Night Hag

Jul. 16, 2017

Night Hag

 

Nahid Behboudian

Milad Jahangiri

Soheil Mokhtar

 

July 21 – August 09, 2017

Opening Reception: June 21, 2017 4-10 pm

 

Mohsen Gallery is pleased to announce “Night Hag,” an exhibition that explores the relationship between history, nature, intuition, and narrative by three young artists: Nahid Behboudian, Milad Jahangiri, and Soheil Mokhtar. Anchored by five sculptures, the exhibition features paintings and drawings that celebrate the talents and offer a wide assortment of works by artists who are beginning to make their marks.

 

Working in the studio from sketches and using his imagination to create “On the Bed of the Dead Tree” series, Milad Jahangiri blends his oil paints in fluid layers of translucent glazes. With dynamic compositions and high-keyed color combinations, he expresses his strong affinity for nature. His attitude toward nature is marked by both adoration and remorse. He is disappointed that how people use beauteous natural places as secret locations to commit shameless crimes and harm others. He abandoned the flat canvas, trying to do painting on large wooden geometric volumes that seem to help him utilize painting as a tool for all the topics that he deems worthy to be explored.

 

Starting in mid-16th century in Europe, Papier-mâché has been used for doll heads, molded in two parts from a mixture of paper pulp, clay, and plaster, then glued together, smoothed, painted, and varnished. Similarly, “Sepulcher” is Nahid Behboodian’s series of tintless papier-mâché sculptures that dig into the imagery of fanciful formation of plants and monkeys through accretion of form and material. Her lumpy paper forms emerge from armatures, which are then skinned with layers of papier-mâché, and afterwards, the surface of the sculpture becomes a three-dimensional canvas, seeking artistic playfulness in a new picture plane. Elements sprouting from extremities augment the feeling of growth and accretion, referencing innate potentiality within these fabled objects.

 

There are multiple interpretations of intuition, which is the main theme Soheil Mokhtar is exploring as an artist. In his Kitab Hikmat al-Ishraq (The Philosophy of Illumination), Shahāb ad-Dīn Suhrawadi interprets intuition as knowledge attained through illumination, which is mystical. In his series called “Detachment,” Mokhtar travels a private path where he can uncover images of his inner self through painting. Rejecting the restrictions against imagery and gestural treatment, playfulness is encouraged in order to open up a new space in which color, paint, and process can freely interact. The result is narrative of all or nothing, in a raw, almost brutish manner, an extreme expressiveness of color, figurative subject-matter, as well as significant surface activity and texturing.

 

Information for journalists:

Nahid Behboodian (b. 1983, Tehran) has received her BA in Graphics from the Art Faculty of Al Zahra University. She has held two solo exhibitions: “The Last Monkey” Mohsen Gallery, 2015, and “The Dream of a Sunny Day” Raf Art Gallery, 2013. Her works have been shown in numerous group exhibitions, such as “Episode 01: Prolongation,” Mohsen Gallery, 2016; “Don’t Look Directly,” Mohsen Gallery, 2015; and “Merci Poesi,” the 10th Gothenburg International Poetry Festival, National Museum of World Culture, Gothenburg, Sweden, 2015.

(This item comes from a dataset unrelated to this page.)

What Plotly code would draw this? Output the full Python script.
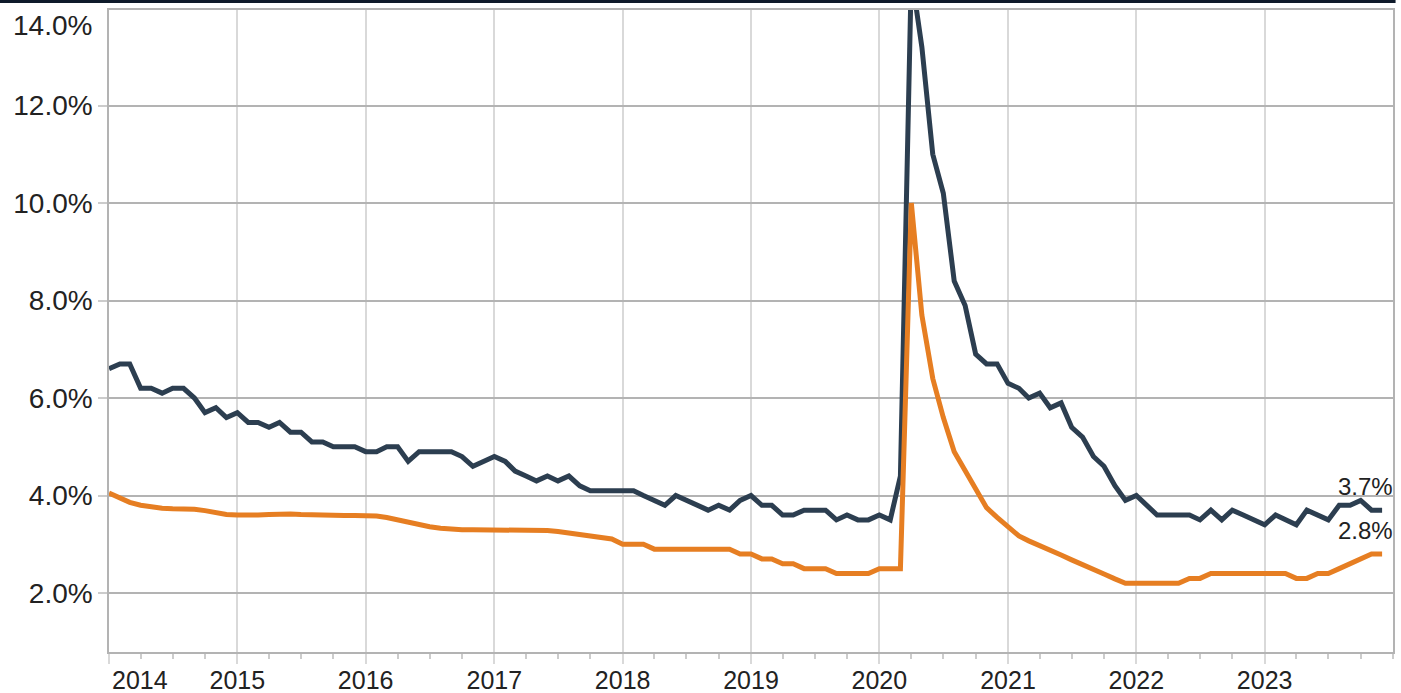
import pandas as pd
import plotly.graph_objects as go

# ---- data (monthly, Jan 2014 .. Dec 2023) ----
months = pd.date_range("2014-01-01", periods=120, freq="MS")

dark_rate = [
    6.6, 6.7, 6.7, 6.2, 6.2, 6.1, 6.2, 6.2, 6.0, 5.7, 5.8, 5.6,   # 2014
    5.7, 5.5, 5.5, 5.4, 5.5, 5.3, 5.3, 5.1, 5.1, 5.0, 5.0, 5.0,   # 2015
    4.9, 4.9, 5.0, 5.0, 4.7, 4.9, 4.9, 4.9, 4.9, 4.8, 4.6, 4.7,   # 2016
    4.8, 4.7, 4.5, 4.4, 4.3, 4.4, 4.3, 4.4, 4.2, 4.1, 4.1, 4.1,   # 2017
    4.1, 4.1, 4.0, 3.9, 3.8, 4.0, 3.9, 3.8, 3.7, 3.8, 3.7, 3.9,   # 2018
    4.0, 3.8, 3.8, 3.6, 3.6, 3.7, 3.7, 3.7, 3.5, 3.6, 3.5, 3.5,   # 2019
    3.6, 3.5, 4.4, 14.7, 13.2, 11.0, 10.2, 8.4, 7.9, 6.9, 6.7, 6.7,  # 2020
    6.3, 6.2, 6.0, 6.1, 5.8, 5.9, 5.4, 5.2, 4.8, 4.6, 4.2, 3.9,   # 2021
    4.0, 3.8, 3.6, 3.6, 3.6, 3.6, 3.5, 3.7, 3.5, 3.7, 3.6, 3.5,   # 2022
    3.4, 3.6, 3.5, 3.4, 3.7, 3.6, 3.5, 3.8, 3.8, 3.9, 3.7, 3.7,   # 2023
]

orange_rate = [
    4.05, 3.94, 3.86, 3.80, 3.76, 3.74, 3.73, 3.73, 3.72, 3.69, 3.65, 3.61,  # 2014
    3.60, 3.59, 3.60, 3.61, 3.62, 3.62, 3.61, 3.60, 3.59, 3.59, 3.59, 3.59,  # 2015
    3.59, 3.58, 3.55, 3.50, 3.45, 3.40, 3.36, 3.33, 3.31, 3.30, 3.30, 3.30,  # 2016
    3.30, 3.30, 3.30, 3.30, 3.29, 3.28, 3.26, 3.23, 3.20, 3.17, 3.14, 3.11,  # 2017
    3.0, 3.0, 3.0, 2.9, 2.9, 2.9, 2.9, 2.9, 2.9, 2.9, 2.9, 2.8,             # 2018
    2.8, 2.7, 2.7, 2.6, 2.6, 2.5, 2.5, 2.5, 2.4, 2.4, 2.4, 2.4,             # 2019
    2.5, 2.5, 2.5, 10.0, 7.7, 6.4, 5.6, 4.9, 4.5, 4.1, 3.75, 3.55,          # 2020
    3.36, 3.17, 3.07, 2.98, 2.88, 2.78, 2.68, 2.59, 2.49, 2.39, 2.29, 2.2,  # 2021
    2.2, 2.2, 2.2, 2.2, 2.2, 2.3, 2.3, 2.4, 2.4, 2.4, 2.4, 2.4,             # 2022
    2.4, 2.4, 2.4, 2.3, 2.3, 2.4, 2.4, 2.5, 2.6, 2.7, 2.8, 2.8,             # 2023
]

year_ticks = [f"{y}-01-01" for y in range(2014, 2024)]
year_labels = ["", "2015", "2016", "2017", "2018", "2019", "2020", "2021", "2022", "2023"]
first_year_label = "2014"
y_ticks = [2, 4, 6, 8, 10, 12]
y_labels = ["2.0%", "4.0%", "6.0%", "8.0%", "10.0%", "12.0%"]
top_y_label = "14.0%"
Y_MIN, Y_MAX = 0.79, 13.96

DARK = "#2c3e50"
ORANGE = "#e67e22"
FONT = "Liberation Sans, Arial, sans-serif"
TXT = "#222222"

fig = go.Figure()
fig.add_trace(go.Scatter(x=months, y=dark_rate, mode="lines",
                         line=dict(color=DARK, width=5), showlegend=False))
fig.add_trace(go.Scatter(x=months, y=orange_rate, mode="lines",
                         line=dict(color=ORANGE, width=5), showlegend=False))

fig.update_layout(
    width=1401, height=693,
    margin=dict(l=109, r=8, t=10, b=41, autoexpand=False),
    paper_bgcolor="white", plot_bgcolor="white",
    font=dict(family=FONT, color=TXT),
    showlegend=False,
)

fig.update_xaxes(
    type="date", range=["2014-01-01", "2024-01-01"], automargin=False,
    tickmode="array", tickvals=year_ticks, ticktext=year_labels,
    tickfont=dict(size=25, color=TXT), ticklabelstandoff=-5,
    ticks="outside", ticklen=10, tickwidth=2, tickcolor="#d9d9d9",
    showgrid=True, gridcolor="#d9d9d9", gridwidth=2,
    showline=True, linecolor="#b3b3b3", linewidth=2, mirror=True,
    zeroline=False,
    minor=dict(ticks="outside", ticklen=5, tickwidth=1.5, tickcolor="#cccccc",
               tickmode="linear", tick0="2014-01-01", dtick="M3", showgrid=False),
)

fig.update_yaxes(
    range=[Y_MIN, Y_MAX], automargin=False,
    tickmode="array", tickvals=y_ticks, ticktext=y_labels,
    tickfont=dict(size=28, color=TXT),
    ticks="outside", ticklen=9, tickwidth=2, tickcolor="#cccccc",
    showgrid=True, gridcolor="#b3b3b3", gridwidth=2,
    showline=True, linecolor="#b3b3b3", linewidth=1.5, mirror=True,
    zeroline=False,
)

# top dark rule
fig.add_shape(type="rect", xref="paper", yref="paper",
              x0=-0.0849, x1=1.002, y0=1.0108, y1=1.0160,
              fillcolor="#0e1a2a", line=dict(width=0), layer="above")

# shifted first/top axis labels
fig.add_annotation(xref="x", yref="y", x=year_ticks[0], y=Y_MAX, text=top_y_label,
                   showarrow=False, xanchor="right", yanchor="middle",
                   xshift=-15, yshift=-15, font=dict(size=28, color=TXT))
fig.add_annotation(xref="x", yref="y", x=year_ticks[0], y=Y_MIN, text=first_year_label,
                   showarrow=False, xanchor="left", yanchor="top",
                   xshift=1, yshift=-12, font=dict(size=25, color=TXT))

# end-of-line value labels
for series in (dark_rate, orange_rate):
    fig.add_annotation(x=months[-1], y=series[-1], text=f"{series[-1]:.1f}%",
                       showarrow=False, xanchor="right", yanchor="middle",
                       xshift=13, yshift=24, font=dict(size=24, color=TXT))

fig.write_html("out.html", config={"displayModeBar": False},
               post_script="document.body.style.margin='0';")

Milad Jahangiri (b. 1989, Karaj) has participated in several group exhibitions, such as “Episode 01: Prolongation,” Mohsen Gallery, 2016; “Don’t Look Directly,” Mohsen Gallery, 2015; Damounfar Biannual, Mellat Cinema Complex, 2015; “Salvation: Gaza,” Niavaran Complex, 2014. Jahangiri has held one solo exhibition in Mohsen Gallery in 2016 entitled “In the Dull Back Roads.”

Soheil Mokhtar (b. 1984, Tehran) has received his BA in Painting from the Azad University of Tehran in 2015. He has held two group exhibitions: “The Sacred Fall,” O Gallery, Tehran, 2015; and “Future of Sadness,” Shirin Art Gallery, Tehran, 2014. His works have been included in several group exhibitions.